Новый шаг, логически следующий за этим, — пренебрежение литературой, уход в частную жизнь (вернее — не-выход из нее). То есть еще один жест великолепного презрения. «Да разве я поэт? Я просто живу, радуюсь, люблю свою кошку, плачу, наряжаюсь — и пишу стихи. Вот Мандельштам, напр(имер), вот Чурилин[195]

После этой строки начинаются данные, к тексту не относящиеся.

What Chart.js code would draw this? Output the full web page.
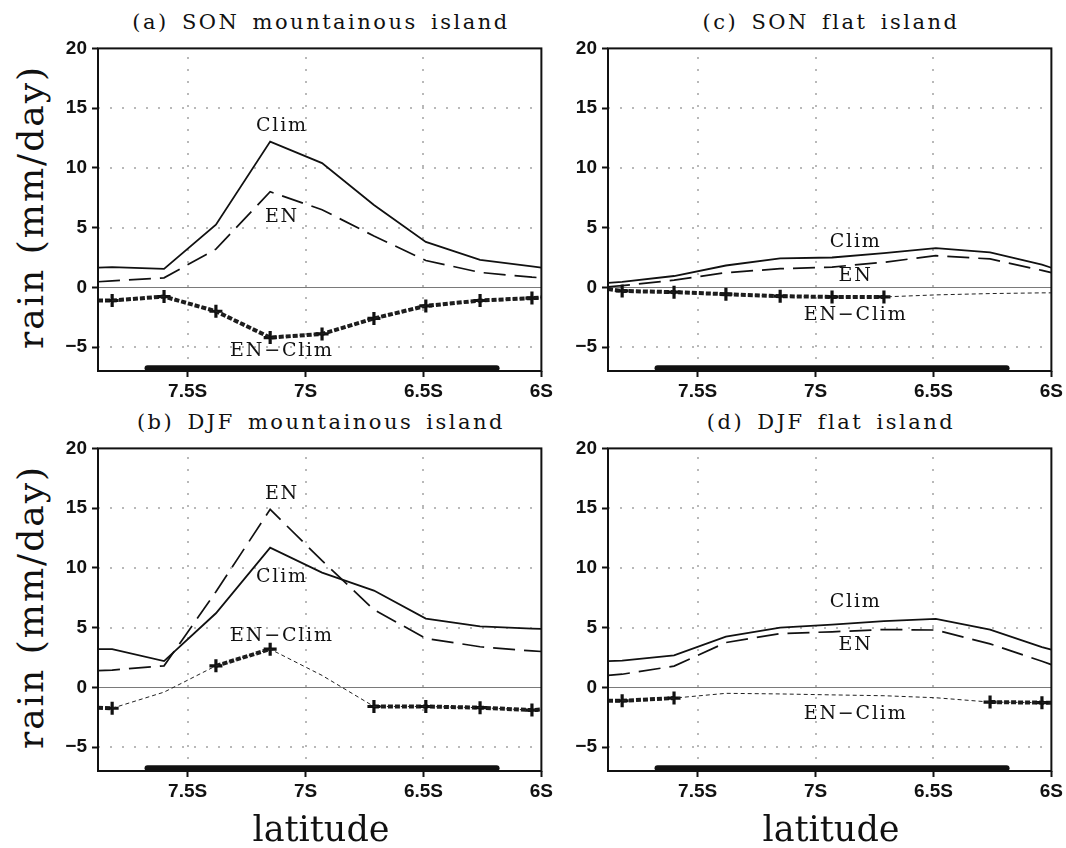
<!DOCTYPE html>
<html lang="en">
<head>
<meta charset="UTF-8">
<title>Rain across the island</title>
<script src="https://cdn.jsdelivr.net/npm/chart.js"></script>
<style>
  html, body { margin: 0; overflow: hidden; }
  body { width: 1066px; height: 848px; position: relative; background: #fff; color: #111; font-family: "DejaVu Serif", serif; }
  .panel { position: absolute; }
  .title { position: absolute; width: 446px; text-align: center; font-size: 21px; letter-spacing: 2.5px; word-spacing: 4px; line-height: 1; }
  .ylab { position: absolute; left: 31px; font-size: 36px; letter-spacing: 2px; white-space: nowrap; line-height: 1; transform: translate(-50%, -50%) rotate(-90deg); }
  .xlab { position: absolute; top: 812px; font-size: 35px; line-height: 1; transform: translateX(-50%); }
</style>
</head>
<body>
  <div class="ylab" style="top:207px">rain (mm/day)</div>
  <div class="ylab" style="top:607px">rain (mm/day)</div>

  <div class="title" style="left:98px;top:12px">(a) SON mountainous island</div>
  <div class="title" style="left:608px;top:12px">(c) SON flat island</div>
  <div class="title" style="left:98px;top:412px">(b) DJF mountainous island</div>
  <div class="title" style="left:608px;top:412px">(d) DJF flat island</div>

  <canvas class="panel" id="pa" width="526" height="379" style="left:30px;top:32px"></canvas>
  <canvas class="panel" id="pc" width="526" height="379" style="left:540px;top:32px"></canvas>
  <canvas class="panel" id="pb" width="526" height="379" style="left:30px;top:432px"></canvas>
  <canvas class="panel" id="pd" width="526" height="379" style="left:540px;top:432px"></canvas>

  <div class="xlab" style="left:321px">latitude</div>
  <div class="xlab" style="left:831px">latitude</div>

<script>
// latitude (negative = south); first and last entries are where the lines meet the frame
const lats = [-7.88, -7.82, -7.60, -7.38, -7.15, -6.93, -6.71, -6.49, -6.26, -6.04, -6.00];

const sonMountClim = [1.65, 1.7, 1.55, 5.25, 12.2, 10.4, 6.9, 3.8, 2.3, 1.75, 1.65];
const sonMountEN   = [0.47, 0.55, 0.8, 3.2, 8.0, 6.5, 4.3, 2.25, 1.25, 0.85, 0.8];
const sonMountDiff = [-1.1, -1.1, -0.77, -2.0, -4.2, -3.9, -2.6, -1.55, -1.1, -0.9, -0.85];
const sonMountSig  = [1, 1, 1, 1, 1, 1, 1, 1, 1, 1, 1];

const djfMountClim = [3.2, 3.2, 2.2, 6.2, 11.7, 9.6, 8.1, 5.75, 5.1, 4.92, 4.9];
const djfMountEN   = [1.4, 1.45, 1.8, 8.0, 14.9, 10.6, 6.5, 4.1, 3.4, 3.05, 3.0];
const djfMountDiff = [-1.7, -1.75, -0.4, 1.8, 3.2, 1.0, -1.6, -1.6, -1.7, -1.9, -1.85];
const djfMountSig  = [1, 1, 0, 1, 1, 0, 1, 1, 1, 1, 1];

const sonFlatClim = [0.38, 0.46, 0.95, 1.83, 2.43, 2.5, 2.87, 3.28, 2.92, 1.9, 1.64];
const sonFlatEN   = [0.05, 0.14, 0.6, 1.23, 1.56, 1.7, 2.1, 2.65, 2.38, 1.42, 1.23];
const sonFlatDiff = [-0.14, -0.3, -0.4, -0.57, -0.74, -0.8, -0.8, -0.63, -0.52, -0.46, -0.46];
const sonFlatSig  = [1, 1, 1, 1, 1, 1, 1, 0, 0, 0, 0];

const djfFlatClim = [2.19, 2.24, 2.68, 4.24, 5.0, 5.25, 5.55, 5.74, 4.84, 3.37, 3.15];
const djfFlatEN   = [1.0, 1.1, 1.78, 3.75, 4.5, 4.65, 4.84, 4.8, 3.64, 2.19, 1.9];
const djfFlatDiff = [-1.12, -1.12, -0.9, -0.5, -0.55, -0.63, -0.7, -0.87, -1.23, -1.28, -1.28];
const djfFlatSig  = [1, 1, 1, 0, 0, 0, 0, 0, 1, 1, 1];

// island extent (the thick bar along the bottom)
const landLats = [-7.67, -6.19];

const xTicks = [-7.5, -7, -6.5, -6];
const xTickLabels = ['7.5S', '7S', '6.5S', '6S'];
const yTicks = [-5, 0, 5, 10, 15, 20];

// curve names written inside each panel: [text, lat, rain]
const notesA = [['Clim', -7.10, 13.5], ['EN', -7.10, 5.9], ['EN\u2212Clim', -7.10, -5.3]];
const notesB = [['EN', -7.10, 16.2], ['Clim', -7.10, 9.2], ['EN\u2212Clim', -7.10, 4.3]];
const notesC = [['Clim', -6.83, 3.8], ['EN', -6.83, 0.95], ['EN\u2212Clim', -6.83, -2.3]];
const notesD = [['Clim', -6.83, 7.1], ['EN', -6.83, 3.55], ['EN\u2212Clim', -6.83, -2.25]];

const ink = '#111';
const tickFont = { family: 'Liberation Sans', size: 19, weight: 'bold' };

const decor = {
    id: 'decor',
    beforeDatasetsDraw(chart) {
        const { ctx, chartArea: a, scales: { x, y } } = chart;
        ctx.save();
        ctx.strokeStyle = '#a3a3a3';
        ctx.lineWidth = 1.5;
        ctx.setLineDash([2, 10]);
        xTicks.slice(0, -1).forEach(v => {
            const px = Math.round(x.getPixelForValue(v));
            ctx.beginPath(); ctx.moveTo(px, a.bottom); ctx.lineTo(px, a.top); ctx.stroke();
        });
        yTicks.filter(v => v !== 0 && v !== 20).forEach(v => {
            const py = Math.round(y.getPixelForValue(v));
            ctx.beginPath(); ctx.moveTo(a.left, py); ctx.lineTo(a.right, py); ctx.stroke();
        });
        ctx.setLineDash([]);
        ctx.strokeStyle = '#7a7a7a';
        ctx.lineWidth = 1;
        const p0 = Math.round(y.getPixelForValue(0)) + 0.5;
        ctx.beginPath(); ctx.moveTo(a.left, p0); ctx.lineTo(a.right, p0); ctx.stroke();
        ctx.restore();
    },
    afterDraw(chart) {
        const { ctx, chartArea: a, scales: { x, y } } = chart;
        ctx.save();
        ctx.strokeStyle = ink;
        ctx.lineWidth = 2;
        ctx.strokeRect(a.left, a.top, a.right - a.left, a.bottom - a.top);
        ctx.fillStyle = ink;
        ctx.font = '19px "DejaVu Serif"';
        ctx.letterSpacing = '1.8px';
        ctx.textAlign = 'center';
        ctx.textBaseline = 'middle';
        chart.options.plugins.decor.notes.forEach(([t, lx, ly]) => {
            ctx.fillText(t, x.getPixelForValue(lx), y.getPixelForValue(ly));
        });
        ctx.restore();
    }
};

function panel(id, clim, en, diff, sig, notes) {
    const pts = arr => lats.map((lat, i) => ({ x: lat, y: arr[i] }));
    const sigDiff = diff.map((v, i) => sig[i] ? v : null);
    const markR = lats.map((_, i) => (i === 0 || i === lats.length - 1) ? 0 : 6.5);

    new Chart(document.getElementById(id), {
        type: 'line',
        data: {
            datasets: [
                { data: pts(clim), borderColor: ink, borderWidth: 1.8, pointRadius: 0 },
                { data: pts(en), borderColor: ink, borderWidth: 1.7, borderDash: [22, 9], pointRadius: 0 },
                { data: pts(diff), borderColor: '#222', borderWidth: 1, borderDash: [4, 3], pointRadius: 0 },
                {
                    data: pts(sigDiff), borderColor: '#1c1c1c', borderWidth: 4, borderDash: [5, 2],
                    spanGaps: false, pointStyle: 'cross', pointRadius: markR,
                    pointBorderColor: ink, pointBorderWidth: 3.2
                },
                {
                    data: landLats.map(v => ({ x: v, y: -6.76 })), borderColor: ink,
                    borderWidth: 6, borderCapStyle: 'round', pointRadius: 0
                }
            ]
        },
        options: {
            responsive: false,
            animation: false,
            layout: { padding: { top: 10, right: 12, left: 0, bottom: 0 } },
            elements: { line: { tension: 0 } },
            events: [],
            plugins: { legend: { display: false }, tooltip: { enabled: false }, decor: { notes } },
            scales: {
                x: {
                    type: 'linear', min: -7.88, max: -6,
                    afterBuildTicks: ax => { ax.ticks = xTicks.map(v => ({ value: v })); },
                    afterFit: ax => { ax.height = 40; },
                    grid: { drawOnChartArea: false, tickLength: 6, tickWidth: 2, tickColor: ink },
                    border: { display: false },
                    ticks: {
                        callback: (v, i) => xTickLabels[i], font: tickFont, color: ink,
                        padding: 3, maxRotation: 0, autoSkip: false
                    }
                },
                y: {
                    min: -7, max: 20,
                    afterBuildTicks: ax => { ax.ticks = yTicks.map(v => ({ value: v })); },
                    afterFit: ax => { ax.width = 68; },
                    grid: { drawOnChartArea: false, tickLength: 6, tickWidth: 2, tickColor: ink },
                    border: { display: false },
                    ticks: {
                        callback: v => (v < 0 ? '\u2212' + Math.abs(v) : String(v)),
                        font: tickFont, color: ink, padding: 5
                    }
                }
            }
        },
        plugins: [decor]
    });
}

panel('pa', sonMountClim, sonMountEN, sonMountDiff, sonMountSig, notesA);
panel('pb', djfMountClim, djfMountEN, djfMountDiff, djfMountSig, notesB);
panel('pc', sonFlatClim, sonFlatEN, sonFlatDiff, sonFlatSig, notesC);
panel('pd', djfFlatClim, djfFlatEN, djfFlatDiff, djfFlatSig, notesD);
</script>
</body>
</html>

, например), поэты. Такое отношение заражало: оттого мне все сходило — и никто со мной не считался. (…) Оттого я есмь и буду без имени». В 1923 году, когда писалось это письмо Пастернаку, воспоминание задним числом окрашивалось Цветаевой в уже привычные ей тона горечи — но десять лет назад такая («голова с заносом») позиция казалась естественной. Жизнь радостно подбросила ей такую возможность.В том же 1923 году Цветаева записывает в дневнике: «Личная жизнь, т. е. жизнь моя в жизни (т. е. в днях и местах) не удалась. Это надо понять и принять. Думаю — 30-летний опыт (ибо не удалась сразу)
достаточен. Причин несколько. Главная в том, что я — я. Вторая: ранняя встреча с человеком из прекрасных — прекраснейшим, долженствовавшая быть дружбой, но осуществившаяся в браке. (Попросту: слишком ранний брак с слишком молодым. [Пометка] 1933 г.)» В черновиках «Тезея»[196] есть еще одна запись, рифмующаяся с этой: «Брак, где оба хороши — доблестное, добровольное и обоюдное мучение (-чительство)».